После одного из таких пароксизмов, когда я с великим трудом удерживал его в постели, он погрузился, по-видимому, в дремоту. Устав от бессонницы и напряжения, я на несколько минут закрыл глаза, как вдруг почувствовал, что кто-то вцепился мне в плечо. Я мгновенно проснулся. Он приподнялся, стараясь сесть в постели, – лицо его страшно изменилось, но сознание вернулось к нему, так как он, очевидно, узнал меня. Ребенок, которого давно уже разбудил его бред, вскочил с постели и, закричав от испуга, бросился к отцу; мать поспешила схватить его на руки, чтобы отец в припадке безумия не ушиб его, но в ужасе от происшедшей с больным перемены остановилась, остолбенев, у кровати.

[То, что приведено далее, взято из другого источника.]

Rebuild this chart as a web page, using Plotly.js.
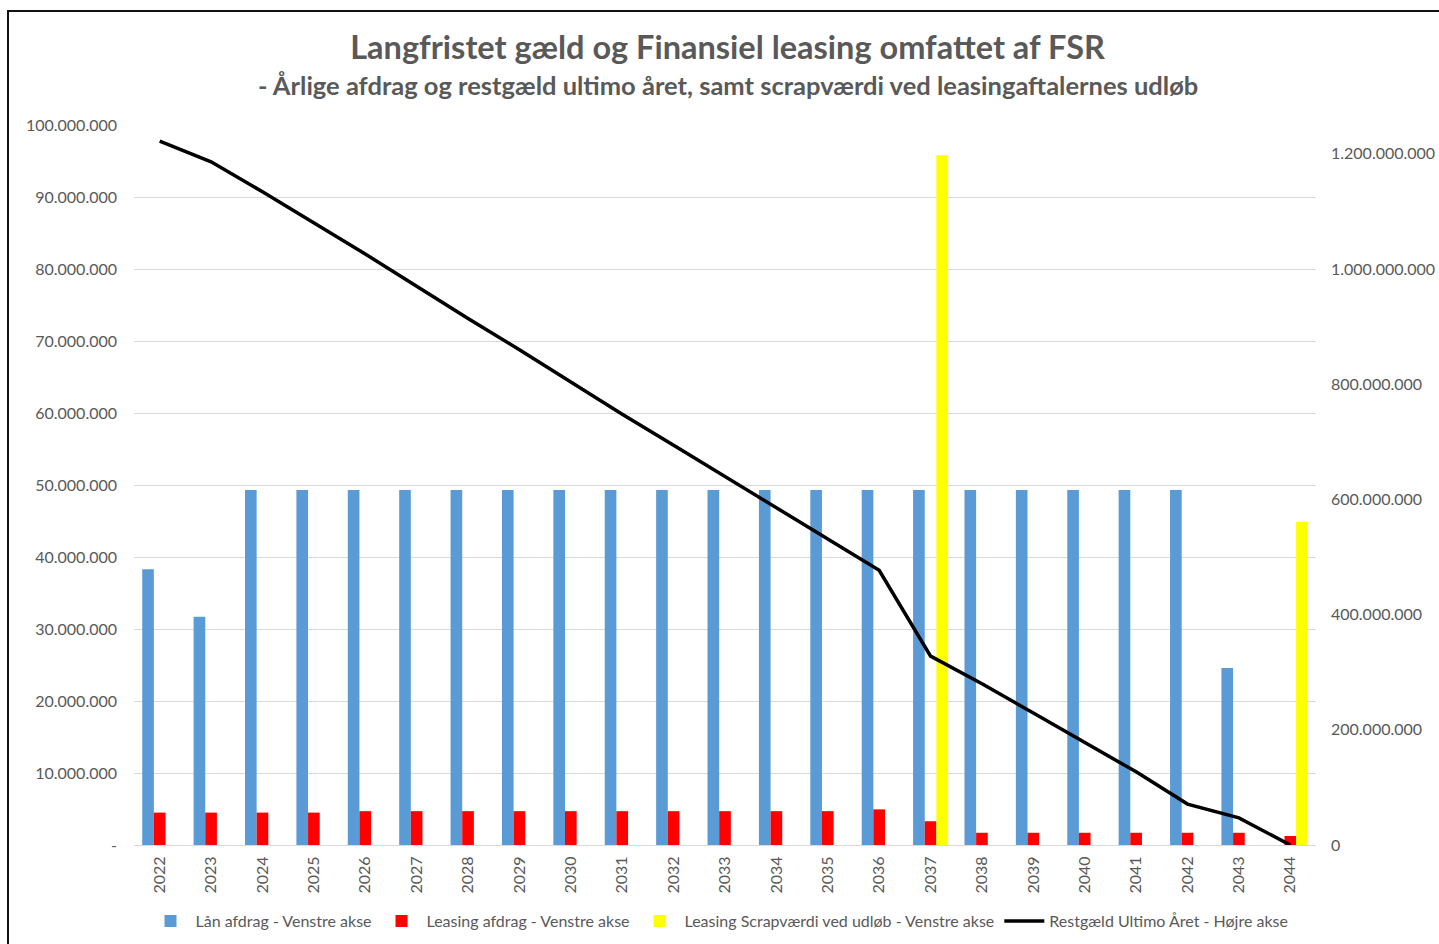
<!DOCTYPE html>
<html>
<head>
<meta charset="utf-8">
<script src="https://cdn.plot.ly/plotly-3.0.1.min.js"></script>
<style>
html,body{margin:0;padding:0;background:#fff;}
#chart{position:absolute;left:0;top:0;width:1439px;height:944px;}
#frame{position:absolute;left:7px;top:10px;width:1440px;height:940px;border-left:2px solid #111;border-top:2px solid #111;pointer-events:none;}
</style>
</head>
<body>
<div id="chart"></div>
<div id="frame"></div>
<script>
const years = ['2022','2023','2024','2025','2026','2027','2028','2029','2030','2031','2032','2033','2034','2035','2036','2037','2038','2039','2040','2041','2042','2043','2044'];
const laanAfdrag = [38.3e6,31.7e6,49.3e6,49.3e6,49.3e6,49.3e6,49.3e6,49.3e6,49.3e6,49.3e6,49.3e6,49.3e6,49.3e6,49.3e6,49.3e6,49.3e6,49.3e6,49.3e6,49.3e6,49.3e6,49.3e6,24.6e6,0];
const leasingAfdrag = [4.5e6,4.5e6,4.5e6,4.5e6,4.7e6,4.7e6,4.7e6,4.7e6,4.7e6,4.7e6,4.7e6,4.7e6,4.7e6,4.7e6,4.95e6,3.3e6,1.7e6,1.7e6,1.7e6,1.7e6,1.7e6,1.7e6,1.25e6];
const scrapvaerdi = [0,0,0,0,0,0,0,0,0,0,0,0,0,0,0,95.8e6,0,0,0,0,0,0,44.9e6];
const restgaeld = [1.222e9,1.186e9,1.134e9,1.080e9,1.026e9,0.970e9,0.914e9,0.860e9,0.804e9,0.748e9,0.694e9,0.640e9,0.586e9,0.532e9,0.477e9,0.328e9,0.280e9,0.229e9,0.178e9,0.127e9,0.071e9,0.047e9,0];
const leftTickVals = [0,10e6,20e6,30e6,40e6,50e6,60e6,70e6,80e6,90e6,100e6];
const leftTickText = ['-','10.000.000','20.000.000','30.000.000','40.000.000','50.000.000','60.000.000','70.000.000','80.000.000','90.000.000','100.000.000'];
const rightTickVals = [0,200e6,400e6,600e6,800e6,1000e6,1200e6];
const seriesNames = ['Lån afdrag - Venstre akse','Leasing afdrag - Venstre akse','Leasing Scrapværdi ved udløb - Venstre akse','Restgæld Ultimo Året - Højre akse'];

const FONT = 'Lato, "Open Sans", sans-serif';
const GRAY = '#595959';

const traces = [
  {type:'bar', name:seriesNames[0], x:years, y:laanAfdrag, marker:{color:'#5b9bd5'}, yaxis:'y'},
  {type:'bar', name:seriesNames[1], x:years, y:leasingAfdrag, marker:{color:'#ff0000'}, yaxis:'y'},
  {type:'bar', name:seriesNames[2], x:years, y:scrapvaerdi, marker:{color:'#ffff00'}, yaxis:'y'},
  {type:'scatter', mode:'lines', name:seriesNames[3], x:years, y:restgaeld, line:{color:'#000000', width:3.5}, yaxis:'y2'}
];

const layout = {
  width:1439, height:944,
  paper_bgcolor:'#ffffff', plot_bgcolor:'#ffffff',
  separators:',.',
  margin:{l:134, r:123, t:125, b:99, autoexpand:false},
  font:{family:FONT, color:GRAY, size:16},
  title:{text:'Langfristet gæld og Finansiel leasing omfattet af FSR', font:{family:FONT, size:32.5, color:GRAY, weight:700}, x:0.5056, xanchor:'center', xref:'container', y:1-48/944, yanchor:'middle', yref:'container'},
  annotations:[{text:'- Årlige afdrag og restgæld ultimo året, samt scrapværdi ved leasingaftalernes udløb', xref:'paper', yref:'paper', x:(727.5-134)/1182, y:(845-85)/720, xanchor:'center', yanchor:'middle', showarrow:false, font:{family:FONT, size:25.5, color:GRAY, weight:700}}],
  barmode:'group', bargap:0.32, bargroupgap:0,
  showlegend:true,
  legend:{orientation:'h', x:0.5, xref:'container', xanchor:'center', y:1-921/944, yref:'container', yanchor:'middle', font:{family:FONT, size:16, color:GRAY}, traceorder:'normal', itemwidth:40},
  xaxis:{type:'category', automargin:false, tickangle:-90, showline:true, linecolor:'#d9d9d9', linewidth:1, ticks:'', showgrid:false, tickfont:{family:FONT, size:16, color:GRAY}, ticklabelstandoff:4},
  yaxis:{automargin:false, range:[0,100e6], tickvals:leftTickVals, ticktext:leftTickText, showgrid:true, gridcolor:'#d9d9d9', gridwidth:1, zeroline:false, showline:false, ticks:'', tickfont:{family:FONT, size:16, color:GRAY}, ticklabelstandoff:16},
  yaxis2:{automargin:false, overlaying:'y', side:'right', range:[0,1.25e9], tickvals:rightTickVals, tickformat:',d', showgrid:false, zeroline:false, showline:false, ticks:'', tickfont:{family:FONT, size:16, color:GRAY}, ticklabelstandoff:14}
};

Plotly.newPlot('chart', traces, layout, {displayModeBar:false, staticPlot:true});
</script>
</body>
</html>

Он судорожно сжал мне плечо и, ударяя себя другою рукою в грудь, сделал отчаянную попытку заговорить. Попытка не удалась; он простер к ним руки и снова попробовал заговорить. Из горла вырвались хрипы... глаза расширились... короткий приглушенный стон... и он упал навзничь мертвый!»

С величайшим удовольствием сообщили бы мы мнение мистера Пиквика о вышеизложенной истории. Мы нимало не сомневаемся о том, что нам представилась бы возможность познакомить с ним наших читателей, если бы не одно злополучное обстоятельство.

Мистер Пикник поставил на стол стакан, который он к концу повествования держал в руке, и только что собрался заговорить, – ссылаясь на записную книжку мистера Снодграсса, мы смеем утверждать, что он уже рот открыл, – как вдруг в комнату вошел лакей и доложил:

– Какие-то джентльмены, сэр.

Можно думать, что мистер Пиквик в тот момент, когда его прервали, готовился высказать замечания, которые если и не зажгли бы Темзы, то во всяком случае озарили бы мир, ибо он сурово воззрился на физиономию лакея, а затем окинул взглядом всю компанию, словно требовал сведений о вновь прибывших.